#### What to produce:
Reproduce exactly the run of lines from the one containing "Write a Python" through the one containing "s.set_linewidth(0.9)". Pictures do not belong in the copy.

#### Exercise data:
================
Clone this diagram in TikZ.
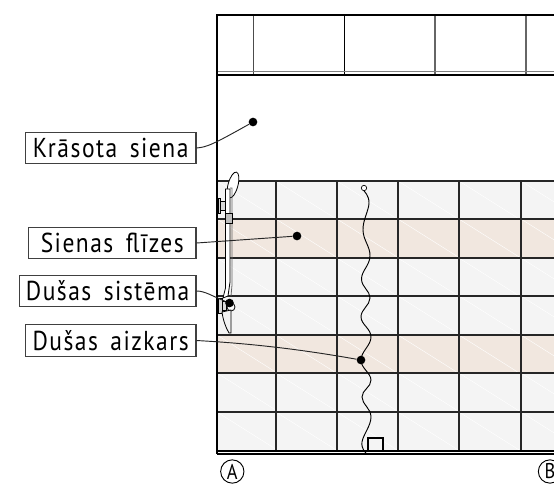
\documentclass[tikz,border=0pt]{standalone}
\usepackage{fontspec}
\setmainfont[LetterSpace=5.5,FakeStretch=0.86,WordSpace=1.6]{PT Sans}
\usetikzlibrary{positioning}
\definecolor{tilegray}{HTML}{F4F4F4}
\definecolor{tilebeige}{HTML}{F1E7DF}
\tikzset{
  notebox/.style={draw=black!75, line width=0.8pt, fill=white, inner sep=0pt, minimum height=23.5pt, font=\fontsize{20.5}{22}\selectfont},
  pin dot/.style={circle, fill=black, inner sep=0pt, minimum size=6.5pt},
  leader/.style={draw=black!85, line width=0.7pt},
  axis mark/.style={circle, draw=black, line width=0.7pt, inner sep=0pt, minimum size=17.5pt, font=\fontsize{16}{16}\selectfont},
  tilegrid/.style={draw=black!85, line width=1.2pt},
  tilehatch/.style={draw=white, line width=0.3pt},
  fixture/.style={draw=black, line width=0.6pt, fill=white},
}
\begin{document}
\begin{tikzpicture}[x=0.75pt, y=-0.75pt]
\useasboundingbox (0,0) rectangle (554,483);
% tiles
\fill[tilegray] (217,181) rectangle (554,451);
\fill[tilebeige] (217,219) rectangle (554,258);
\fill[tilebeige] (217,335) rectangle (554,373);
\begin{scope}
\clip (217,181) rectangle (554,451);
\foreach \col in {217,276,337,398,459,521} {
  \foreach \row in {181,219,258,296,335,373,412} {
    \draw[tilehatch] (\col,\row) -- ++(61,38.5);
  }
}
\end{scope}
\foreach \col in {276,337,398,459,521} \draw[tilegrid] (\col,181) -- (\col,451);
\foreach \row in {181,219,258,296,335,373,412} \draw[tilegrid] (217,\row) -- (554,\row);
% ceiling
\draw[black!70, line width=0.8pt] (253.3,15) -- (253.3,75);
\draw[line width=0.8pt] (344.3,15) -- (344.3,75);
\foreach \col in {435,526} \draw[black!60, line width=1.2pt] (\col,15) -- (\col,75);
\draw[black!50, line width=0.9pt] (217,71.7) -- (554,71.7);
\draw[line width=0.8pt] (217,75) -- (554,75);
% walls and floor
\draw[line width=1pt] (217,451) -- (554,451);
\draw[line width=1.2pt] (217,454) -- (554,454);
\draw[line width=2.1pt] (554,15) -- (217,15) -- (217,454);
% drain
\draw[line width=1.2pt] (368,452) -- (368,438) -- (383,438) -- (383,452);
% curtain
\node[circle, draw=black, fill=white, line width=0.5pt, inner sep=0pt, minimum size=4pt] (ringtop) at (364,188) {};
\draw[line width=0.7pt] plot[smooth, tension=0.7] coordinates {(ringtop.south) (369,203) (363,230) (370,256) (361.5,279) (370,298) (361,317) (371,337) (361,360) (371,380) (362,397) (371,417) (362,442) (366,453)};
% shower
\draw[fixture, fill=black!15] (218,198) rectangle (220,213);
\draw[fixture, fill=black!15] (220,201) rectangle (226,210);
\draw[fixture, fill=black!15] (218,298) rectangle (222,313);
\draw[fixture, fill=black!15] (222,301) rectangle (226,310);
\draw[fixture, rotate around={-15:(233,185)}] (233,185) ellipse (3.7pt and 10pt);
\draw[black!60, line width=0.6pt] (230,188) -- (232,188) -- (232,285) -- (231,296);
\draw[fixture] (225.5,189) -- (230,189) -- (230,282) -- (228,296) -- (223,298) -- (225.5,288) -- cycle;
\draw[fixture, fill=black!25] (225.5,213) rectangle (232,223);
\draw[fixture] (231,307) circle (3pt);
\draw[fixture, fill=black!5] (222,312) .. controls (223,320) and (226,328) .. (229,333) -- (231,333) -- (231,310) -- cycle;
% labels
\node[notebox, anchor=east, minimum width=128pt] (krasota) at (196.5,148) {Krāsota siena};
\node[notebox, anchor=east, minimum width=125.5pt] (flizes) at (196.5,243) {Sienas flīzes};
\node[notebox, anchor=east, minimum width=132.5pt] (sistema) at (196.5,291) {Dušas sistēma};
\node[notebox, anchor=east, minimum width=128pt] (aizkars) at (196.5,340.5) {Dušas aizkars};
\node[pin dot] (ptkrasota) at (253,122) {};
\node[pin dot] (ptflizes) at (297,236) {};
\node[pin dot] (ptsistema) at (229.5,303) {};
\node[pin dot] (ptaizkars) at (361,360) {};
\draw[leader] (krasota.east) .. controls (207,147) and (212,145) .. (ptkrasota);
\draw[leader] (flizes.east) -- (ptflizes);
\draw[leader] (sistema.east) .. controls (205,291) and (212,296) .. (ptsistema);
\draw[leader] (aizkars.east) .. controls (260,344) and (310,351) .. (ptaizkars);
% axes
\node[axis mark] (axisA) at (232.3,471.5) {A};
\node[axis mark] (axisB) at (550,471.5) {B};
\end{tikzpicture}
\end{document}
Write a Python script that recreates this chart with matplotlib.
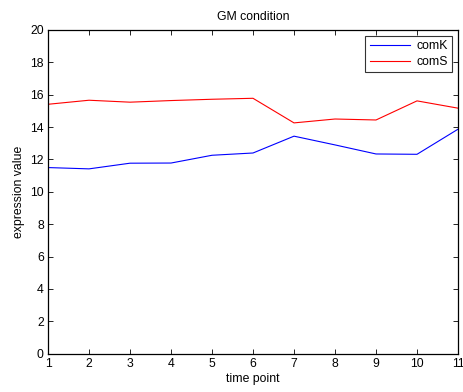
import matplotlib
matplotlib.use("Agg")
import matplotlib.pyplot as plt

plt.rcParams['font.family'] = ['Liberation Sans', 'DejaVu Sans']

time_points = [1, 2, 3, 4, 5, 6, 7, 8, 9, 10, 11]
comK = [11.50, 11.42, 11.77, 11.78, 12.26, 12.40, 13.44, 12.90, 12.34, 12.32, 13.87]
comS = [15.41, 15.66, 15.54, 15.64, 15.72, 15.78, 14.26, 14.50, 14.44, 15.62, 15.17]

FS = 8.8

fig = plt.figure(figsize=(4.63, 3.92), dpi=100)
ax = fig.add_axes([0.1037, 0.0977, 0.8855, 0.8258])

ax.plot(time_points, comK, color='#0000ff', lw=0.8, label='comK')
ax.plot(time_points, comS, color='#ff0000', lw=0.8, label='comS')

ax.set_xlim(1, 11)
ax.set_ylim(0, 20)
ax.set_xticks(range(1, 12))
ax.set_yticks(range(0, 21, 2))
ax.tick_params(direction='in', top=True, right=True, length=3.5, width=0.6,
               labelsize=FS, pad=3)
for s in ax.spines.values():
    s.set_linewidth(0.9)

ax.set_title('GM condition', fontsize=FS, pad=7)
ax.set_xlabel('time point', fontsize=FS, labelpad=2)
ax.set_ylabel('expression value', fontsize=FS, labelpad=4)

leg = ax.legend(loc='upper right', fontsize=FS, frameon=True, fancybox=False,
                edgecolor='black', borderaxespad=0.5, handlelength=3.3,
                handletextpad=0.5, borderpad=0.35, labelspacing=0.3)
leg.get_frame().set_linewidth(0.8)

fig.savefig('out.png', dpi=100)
================
#### The reply:
Write a Python script that recreates this chart with matplotlib.
import matplotlib
matplotlib.use("Agg")
import matplotlib.pyplot as plt

plt.rcParams['font.family'] = ['Liberation Sans', 'DejaVu Sans']

time_points = [1, 2, 3, 4, 5, 6, 7, 8, 9, 10, 11]
comK = [11.50, 11.42, 11.77, 11.78, 12.26, 12.40, 13.44, 12.90, 12.34, 12.32, 13.87]
comS = [15.41, 15.66, 15.54, 15.64, 15.72, 15.78, 14.26, 14.50, 14.44, 15.62, 15.17]

FS = 8.8

fig = plt.figure(figsize=(4.63, 3.92), dpi=100)
ax = fig.add_axes([0.1037, 0.0977, 0.8855, 0.8258])

ax.plot(time_points, comK, color='#0000ff', lw=0.8, label='comK')
ax.plot(time_points, comS, color='#ff0000', lw=0.8, label='comS')

ax.set_xlim(1, 11)
ax.set_ylim(0, 20)
ax.set_xticks(range(1, 12))
ax.set_yticks(range(0, 21, 2))
ax.tick_params(direction='in', top=True, right=True, length=3.5, width=0.6,
               labelsize=FS, pad=3)
for s in ax.spines.values():
    s.set_linewidth(0.9)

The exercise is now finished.